Job: Return only the lines from the top of the data down to the one that holds "Line, XAxis, YAxis", both included, without any pictures.

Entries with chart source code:
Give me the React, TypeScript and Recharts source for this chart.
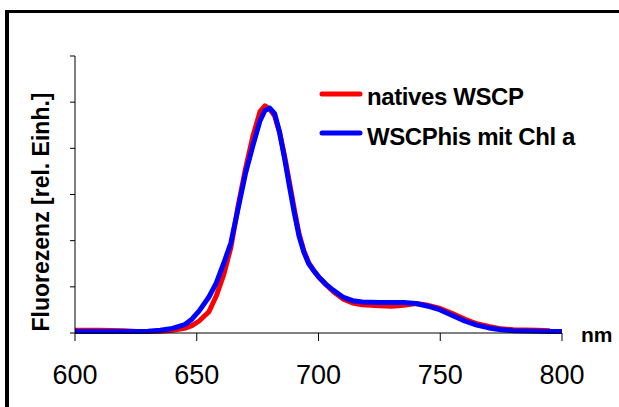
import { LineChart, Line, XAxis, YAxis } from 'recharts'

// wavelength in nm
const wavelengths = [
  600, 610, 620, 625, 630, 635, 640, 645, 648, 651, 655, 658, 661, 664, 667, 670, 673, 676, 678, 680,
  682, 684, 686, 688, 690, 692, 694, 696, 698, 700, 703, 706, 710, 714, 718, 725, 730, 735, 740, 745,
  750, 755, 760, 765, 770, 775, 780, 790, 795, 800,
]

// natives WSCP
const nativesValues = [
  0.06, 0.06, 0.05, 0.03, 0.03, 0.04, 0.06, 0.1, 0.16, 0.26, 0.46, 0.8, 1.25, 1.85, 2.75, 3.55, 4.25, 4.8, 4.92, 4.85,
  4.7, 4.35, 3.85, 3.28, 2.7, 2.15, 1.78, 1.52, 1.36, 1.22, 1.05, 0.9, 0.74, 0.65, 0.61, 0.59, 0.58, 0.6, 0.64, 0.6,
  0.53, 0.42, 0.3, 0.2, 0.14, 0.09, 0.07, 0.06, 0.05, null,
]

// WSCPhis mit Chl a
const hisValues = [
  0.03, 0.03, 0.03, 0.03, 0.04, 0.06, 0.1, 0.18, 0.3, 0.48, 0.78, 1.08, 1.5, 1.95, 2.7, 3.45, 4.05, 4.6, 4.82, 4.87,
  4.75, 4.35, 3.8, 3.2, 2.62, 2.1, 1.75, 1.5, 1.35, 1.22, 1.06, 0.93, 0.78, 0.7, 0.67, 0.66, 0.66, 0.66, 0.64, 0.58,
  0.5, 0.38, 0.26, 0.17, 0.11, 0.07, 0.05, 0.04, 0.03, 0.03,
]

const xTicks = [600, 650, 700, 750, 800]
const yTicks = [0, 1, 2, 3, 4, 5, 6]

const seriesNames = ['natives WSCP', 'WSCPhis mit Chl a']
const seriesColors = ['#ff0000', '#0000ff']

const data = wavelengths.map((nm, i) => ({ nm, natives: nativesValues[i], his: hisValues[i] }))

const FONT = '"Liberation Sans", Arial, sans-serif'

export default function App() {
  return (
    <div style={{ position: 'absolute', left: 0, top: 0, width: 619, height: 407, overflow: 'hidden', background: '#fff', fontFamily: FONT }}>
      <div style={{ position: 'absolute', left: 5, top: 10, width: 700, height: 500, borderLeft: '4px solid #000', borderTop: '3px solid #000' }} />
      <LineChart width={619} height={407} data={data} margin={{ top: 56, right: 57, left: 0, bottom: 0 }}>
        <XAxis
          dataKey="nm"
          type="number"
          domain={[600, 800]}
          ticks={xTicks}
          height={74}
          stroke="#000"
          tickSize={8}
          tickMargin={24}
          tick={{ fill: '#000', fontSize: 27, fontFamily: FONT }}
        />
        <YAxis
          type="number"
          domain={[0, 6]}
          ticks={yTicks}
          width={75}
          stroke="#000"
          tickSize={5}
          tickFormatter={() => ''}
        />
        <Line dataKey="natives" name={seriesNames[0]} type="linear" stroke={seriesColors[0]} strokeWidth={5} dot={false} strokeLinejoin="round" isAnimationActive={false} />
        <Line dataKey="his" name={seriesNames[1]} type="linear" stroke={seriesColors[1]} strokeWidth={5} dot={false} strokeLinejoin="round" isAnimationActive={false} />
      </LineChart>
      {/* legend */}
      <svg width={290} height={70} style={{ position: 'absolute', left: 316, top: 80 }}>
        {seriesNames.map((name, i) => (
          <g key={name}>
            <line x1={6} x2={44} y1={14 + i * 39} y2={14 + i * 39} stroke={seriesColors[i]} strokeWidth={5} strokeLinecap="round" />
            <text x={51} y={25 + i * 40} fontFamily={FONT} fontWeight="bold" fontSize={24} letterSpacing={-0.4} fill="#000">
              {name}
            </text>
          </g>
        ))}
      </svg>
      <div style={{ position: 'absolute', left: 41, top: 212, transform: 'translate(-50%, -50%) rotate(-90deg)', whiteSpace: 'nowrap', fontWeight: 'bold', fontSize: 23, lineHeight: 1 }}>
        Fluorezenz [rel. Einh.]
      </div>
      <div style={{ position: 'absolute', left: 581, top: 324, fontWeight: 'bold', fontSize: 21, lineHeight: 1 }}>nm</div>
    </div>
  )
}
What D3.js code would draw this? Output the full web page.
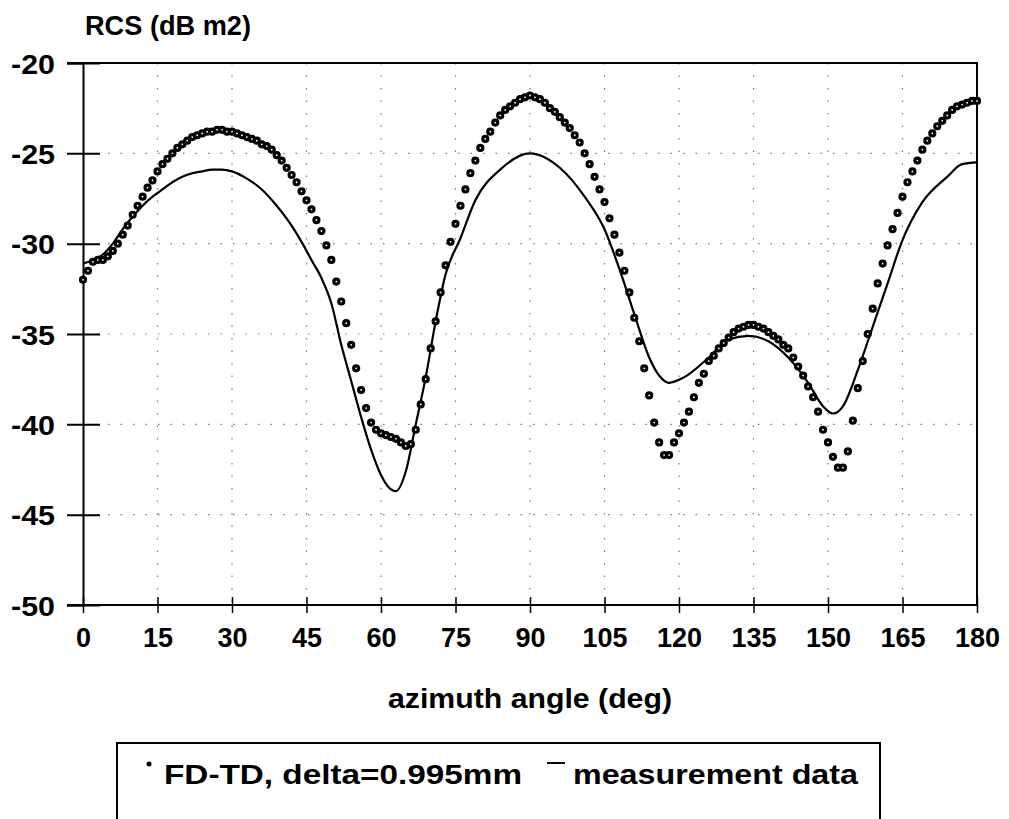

Task answer:
Give me the React, TypeScript and Recharts source for this chart.
import { LineChart, Line, XAxis, YAxis } from 'recharts'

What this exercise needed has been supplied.